GOAL =
How many lines in these records hold the string "this"? State only that number.

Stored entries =

────────

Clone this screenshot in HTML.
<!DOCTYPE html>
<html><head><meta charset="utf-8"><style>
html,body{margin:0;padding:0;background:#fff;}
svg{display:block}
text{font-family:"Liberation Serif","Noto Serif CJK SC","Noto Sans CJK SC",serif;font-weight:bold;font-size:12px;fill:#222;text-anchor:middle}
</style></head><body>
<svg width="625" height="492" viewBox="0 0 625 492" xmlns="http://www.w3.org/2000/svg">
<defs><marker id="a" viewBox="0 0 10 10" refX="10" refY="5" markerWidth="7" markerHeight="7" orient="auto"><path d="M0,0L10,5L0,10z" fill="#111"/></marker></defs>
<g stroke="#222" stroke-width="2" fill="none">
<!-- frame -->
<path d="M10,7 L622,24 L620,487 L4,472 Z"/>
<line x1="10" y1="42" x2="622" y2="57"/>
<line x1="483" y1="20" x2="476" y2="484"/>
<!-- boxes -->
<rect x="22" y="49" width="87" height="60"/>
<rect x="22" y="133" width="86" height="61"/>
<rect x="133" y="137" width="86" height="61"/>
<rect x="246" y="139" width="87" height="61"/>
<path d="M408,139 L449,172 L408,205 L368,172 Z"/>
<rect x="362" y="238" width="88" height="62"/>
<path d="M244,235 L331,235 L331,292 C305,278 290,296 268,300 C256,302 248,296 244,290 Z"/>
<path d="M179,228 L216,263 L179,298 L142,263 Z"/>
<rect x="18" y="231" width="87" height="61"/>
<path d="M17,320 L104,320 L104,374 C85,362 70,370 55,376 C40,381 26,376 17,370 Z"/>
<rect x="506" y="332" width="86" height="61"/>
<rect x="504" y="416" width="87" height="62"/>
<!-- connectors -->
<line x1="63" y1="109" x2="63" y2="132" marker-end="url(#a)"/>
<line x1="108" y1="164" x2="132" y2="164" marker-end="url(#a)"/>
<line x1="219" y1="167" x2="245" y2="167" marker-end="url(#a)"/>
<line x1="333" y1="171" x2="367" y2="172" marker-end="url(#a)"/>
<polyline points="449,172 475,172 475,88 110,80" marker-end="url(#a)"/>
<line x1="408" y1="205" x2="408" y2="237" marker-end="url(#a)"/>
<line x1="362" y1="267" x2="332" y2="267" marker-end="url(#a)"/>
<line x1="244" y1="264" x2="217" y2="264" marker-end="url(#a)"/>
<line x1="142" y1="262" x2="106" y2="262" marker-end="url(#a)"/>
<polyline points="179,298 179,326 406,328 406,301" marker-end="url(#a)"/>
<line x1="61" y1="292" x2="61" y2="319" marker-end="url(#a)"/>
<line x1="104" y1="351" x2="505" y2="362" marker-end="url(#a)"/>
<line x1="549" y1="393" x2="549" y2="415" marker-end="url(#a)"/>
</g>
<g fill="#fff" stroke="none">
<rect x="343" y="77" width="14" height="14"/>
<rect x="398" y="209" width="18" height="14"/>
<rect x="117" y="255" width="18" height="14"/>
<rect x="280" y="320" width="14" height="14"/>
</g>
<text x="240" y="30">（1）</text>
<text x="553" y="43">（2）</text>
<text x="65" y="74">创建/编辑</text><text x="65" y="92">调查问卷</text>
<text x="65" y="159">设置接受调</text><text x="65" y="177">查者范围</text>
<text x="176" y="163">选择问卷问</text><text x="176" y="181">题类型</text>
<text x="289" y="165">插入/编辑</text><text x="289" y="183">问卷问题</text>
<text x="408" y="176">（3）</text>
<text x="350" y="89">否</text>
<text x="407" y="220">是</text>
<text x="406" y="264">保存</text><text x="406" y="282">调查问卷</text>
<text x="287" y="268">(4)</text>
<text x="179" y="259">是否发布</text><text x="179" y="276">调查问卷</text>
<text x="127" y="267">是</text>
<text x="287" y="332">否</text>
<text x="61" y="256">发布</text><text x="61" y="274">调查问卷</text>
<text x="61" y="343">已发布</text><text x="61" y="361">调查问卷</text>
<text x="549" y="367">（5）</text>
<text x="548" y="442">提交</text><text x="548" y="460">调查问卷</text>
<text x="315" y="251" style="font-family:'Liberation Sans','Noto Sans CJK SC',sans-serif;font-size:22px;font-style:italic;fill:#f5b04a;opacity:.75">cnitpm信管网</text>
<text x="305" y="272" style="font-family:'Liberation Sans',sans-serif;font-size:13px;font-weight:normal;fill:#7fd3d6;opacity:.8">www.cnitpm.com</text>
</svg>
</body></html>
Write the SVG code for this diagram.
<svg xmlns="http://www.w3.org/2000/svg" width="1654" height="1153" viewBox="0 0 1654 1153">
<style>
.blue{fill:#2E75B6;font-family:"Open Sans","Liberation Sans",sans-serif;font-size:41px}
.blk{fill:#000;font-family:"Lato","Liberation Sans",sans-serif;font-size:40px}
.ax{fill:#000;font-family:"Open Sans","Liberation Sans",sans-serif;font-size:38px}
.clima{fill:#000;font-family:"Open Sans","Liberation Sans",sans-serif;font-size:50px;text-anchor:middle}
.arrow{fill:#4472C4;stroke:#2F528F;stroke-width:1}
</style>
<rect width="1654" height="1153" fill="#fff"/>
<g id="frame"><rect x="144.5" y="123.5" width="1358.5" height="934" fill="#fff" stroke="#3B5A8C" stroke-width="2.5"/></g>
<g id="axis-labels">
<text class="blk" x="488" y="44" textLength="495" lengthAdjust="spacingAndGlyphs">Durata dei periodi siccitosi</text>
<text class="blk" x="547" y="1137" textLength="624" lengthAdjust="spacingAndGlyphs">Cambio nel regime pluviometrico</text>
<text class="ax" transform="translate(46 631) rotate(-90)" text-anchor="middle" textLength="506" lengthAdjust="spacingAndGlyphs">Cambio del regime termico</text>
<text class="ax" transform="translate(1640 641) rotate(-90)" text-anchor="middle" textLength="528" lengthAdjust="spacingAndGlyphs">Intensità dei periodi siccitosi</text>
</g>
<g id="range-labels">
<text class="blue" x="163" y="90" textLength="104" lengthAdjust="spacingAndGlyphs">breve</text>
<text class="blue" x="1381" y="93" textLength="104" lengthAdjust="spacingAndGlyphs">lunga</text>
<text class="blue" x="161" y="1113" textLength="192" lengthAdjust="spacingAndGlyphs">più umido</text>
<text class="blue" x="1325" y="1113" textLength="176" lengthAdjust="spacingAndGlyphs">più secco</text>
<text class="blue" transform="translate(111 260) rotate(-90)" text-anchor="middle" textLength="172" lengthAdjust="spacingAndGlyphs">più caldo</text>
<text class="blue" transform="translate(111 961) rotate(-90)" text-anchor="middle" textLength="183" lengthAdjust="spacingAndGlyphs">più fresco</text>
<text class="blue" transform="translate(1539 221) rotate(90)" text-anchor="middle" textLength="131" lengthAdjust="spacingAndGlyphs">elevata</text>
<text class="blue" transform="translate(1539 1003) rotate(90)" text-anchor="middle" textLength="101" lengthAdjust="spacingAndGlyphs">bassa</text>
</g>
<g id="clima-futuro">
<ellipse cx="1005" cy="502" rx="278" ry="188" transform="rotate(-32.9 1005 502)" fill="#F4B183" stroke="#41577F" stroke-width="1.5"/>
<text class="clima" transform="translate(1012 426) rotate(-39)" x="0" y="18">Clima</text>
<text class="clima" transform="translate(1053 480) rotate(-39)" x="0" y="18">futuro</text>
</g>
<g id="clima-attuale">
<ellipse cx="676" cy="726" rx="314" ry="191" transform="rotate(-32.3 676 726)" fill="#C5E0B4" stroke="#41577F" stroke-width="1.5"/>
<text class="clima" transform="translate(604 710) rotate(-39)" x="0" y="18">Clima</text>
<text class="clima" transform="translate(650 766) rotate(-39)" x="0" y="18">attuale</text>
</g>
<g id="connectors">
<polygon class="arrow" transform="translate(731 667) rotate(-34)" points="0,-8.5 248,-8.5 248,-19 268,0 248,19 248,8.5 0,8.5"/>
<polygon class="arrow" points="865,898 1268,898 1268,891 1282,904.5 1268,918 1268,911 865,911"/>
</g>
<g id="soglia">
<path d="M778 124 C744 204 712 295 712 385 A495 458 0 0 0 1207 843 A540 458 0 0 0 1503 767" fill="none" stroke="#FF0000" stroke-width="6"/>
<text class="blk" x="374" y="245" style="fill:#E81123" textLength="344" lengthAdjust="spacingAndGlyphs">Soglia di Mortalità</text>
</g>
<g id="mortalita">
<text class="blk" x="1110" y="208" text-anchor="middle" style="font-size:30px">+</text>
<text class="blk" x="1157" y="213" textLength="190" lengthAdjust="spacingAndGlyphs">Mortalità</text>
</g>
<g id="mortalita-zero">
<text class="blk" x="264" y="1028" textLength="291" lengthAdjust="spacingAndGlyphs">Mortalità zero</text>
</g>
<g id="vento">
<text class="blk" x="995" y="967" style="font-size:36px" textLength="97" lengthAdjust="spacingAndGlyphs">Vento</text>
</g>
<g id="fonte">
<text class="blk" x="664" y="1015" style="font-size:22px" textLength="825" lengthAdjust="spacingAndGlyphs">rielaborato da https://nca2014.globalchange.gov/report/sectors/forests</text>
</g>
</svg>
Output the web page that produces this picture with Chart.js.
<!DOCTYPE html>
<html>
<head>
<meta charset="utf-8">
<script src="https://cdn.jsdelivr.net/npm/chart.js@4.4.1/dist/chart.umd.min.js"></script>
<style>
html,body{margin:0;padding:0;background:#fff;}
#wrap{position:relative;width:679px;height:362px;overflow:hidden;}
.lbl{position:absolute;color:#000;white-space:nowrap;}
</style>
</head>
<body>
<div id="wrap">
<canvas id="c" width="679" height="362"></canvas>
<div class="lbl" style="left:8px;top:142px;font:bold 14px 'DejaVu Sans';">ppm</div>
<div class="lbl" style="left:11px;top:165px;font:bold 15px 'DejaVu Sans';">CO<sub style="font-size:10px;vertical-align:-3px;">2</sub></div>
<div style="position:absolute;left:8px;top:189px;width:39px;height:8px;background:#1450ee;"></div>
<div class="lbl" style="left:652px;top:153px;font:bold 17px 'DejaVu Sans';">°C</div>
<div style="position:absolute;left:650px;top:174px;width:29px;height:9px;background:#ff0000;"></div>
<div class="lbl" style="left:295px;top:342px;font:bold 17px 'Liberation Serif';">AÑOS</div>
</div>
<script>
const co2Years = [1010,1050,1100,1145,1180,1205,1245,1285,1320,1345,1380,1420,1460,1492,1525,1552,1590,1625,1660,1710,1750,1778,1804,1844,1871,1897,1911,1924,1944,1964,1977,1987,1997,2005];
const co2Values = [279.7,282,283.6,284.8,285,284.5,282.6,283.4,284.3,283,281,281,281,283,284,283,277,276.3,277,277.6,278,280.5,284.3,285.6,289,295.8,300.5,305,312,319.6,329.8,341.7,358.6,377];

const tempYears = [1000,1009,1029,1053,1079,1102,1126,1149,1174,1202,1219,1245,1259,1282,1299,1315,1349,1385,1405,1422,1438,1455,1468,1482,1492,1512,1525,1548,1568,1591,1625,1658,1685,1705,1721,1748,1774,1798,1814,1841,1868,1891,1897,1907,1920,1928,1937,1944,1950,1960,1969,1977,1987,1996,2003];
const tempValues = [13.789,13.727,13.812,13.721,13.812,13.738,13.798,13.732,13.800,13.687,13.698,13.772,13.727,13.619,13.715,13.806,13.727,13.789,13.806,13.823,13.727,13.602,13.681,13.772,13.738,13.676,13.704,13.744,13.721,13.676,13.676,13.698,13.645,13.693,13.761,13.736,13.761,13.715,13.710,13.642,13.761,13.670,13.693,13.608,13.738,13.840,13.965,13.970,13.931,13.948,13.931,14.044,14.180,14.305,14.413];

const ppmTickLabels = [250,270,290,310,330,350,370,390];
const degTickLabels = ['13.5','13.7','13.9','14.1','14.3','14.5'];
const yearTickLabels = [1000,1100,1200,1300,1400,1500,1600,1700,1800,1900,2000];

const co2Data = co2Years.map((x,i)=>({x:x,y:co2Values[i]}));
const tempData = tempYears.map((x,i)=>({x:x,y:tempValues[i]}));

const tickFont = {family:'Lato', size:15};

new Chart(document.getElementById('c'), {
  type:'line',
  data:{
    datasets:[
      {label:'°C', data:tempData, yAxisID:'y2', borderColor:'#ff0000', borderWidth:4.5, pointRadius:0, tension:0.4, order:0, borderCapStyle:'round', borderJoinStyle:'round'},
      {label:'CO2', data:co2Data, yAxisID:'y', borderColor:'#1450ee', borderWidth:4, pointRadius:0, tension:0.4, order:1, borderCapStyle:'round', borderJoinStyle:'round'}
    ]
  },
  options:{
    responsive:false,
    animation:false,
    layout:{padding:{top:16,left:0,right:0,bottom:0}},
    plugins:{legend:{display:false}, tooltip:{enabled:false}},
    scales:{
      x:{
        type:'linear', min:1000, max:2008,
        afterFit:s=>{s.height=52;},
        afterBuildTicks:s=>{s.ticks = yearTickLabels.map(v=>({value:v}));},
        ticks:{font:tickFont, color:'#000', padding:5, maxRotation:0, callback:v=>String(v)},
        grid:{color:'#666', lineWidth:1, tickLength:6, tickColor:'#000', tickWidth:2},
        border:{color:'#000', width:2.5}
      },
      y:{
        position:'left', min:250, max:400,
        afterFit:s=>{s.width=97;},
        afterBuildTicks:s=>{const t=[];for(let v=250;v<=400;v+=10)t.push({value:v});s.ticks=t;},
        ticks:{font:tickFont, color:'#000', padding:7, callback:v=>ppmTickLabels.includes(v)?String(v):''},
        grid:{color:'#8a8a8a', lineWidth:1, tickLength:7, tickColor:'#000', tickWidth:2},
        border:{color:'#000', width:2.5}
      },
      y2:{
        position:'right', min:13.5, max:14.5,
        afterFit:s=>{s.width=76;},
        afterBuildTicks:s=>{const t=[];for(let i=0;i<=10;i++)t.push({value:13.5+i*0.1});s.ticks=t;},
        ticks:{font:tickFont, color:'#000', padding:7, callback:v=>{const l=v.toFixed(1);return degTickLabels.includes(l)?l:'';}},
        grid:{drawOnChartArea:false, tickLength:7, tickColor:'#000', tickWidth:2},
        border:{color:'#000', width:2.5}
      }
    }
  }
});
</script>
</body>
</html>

────────

EXERCISE RESULT =
3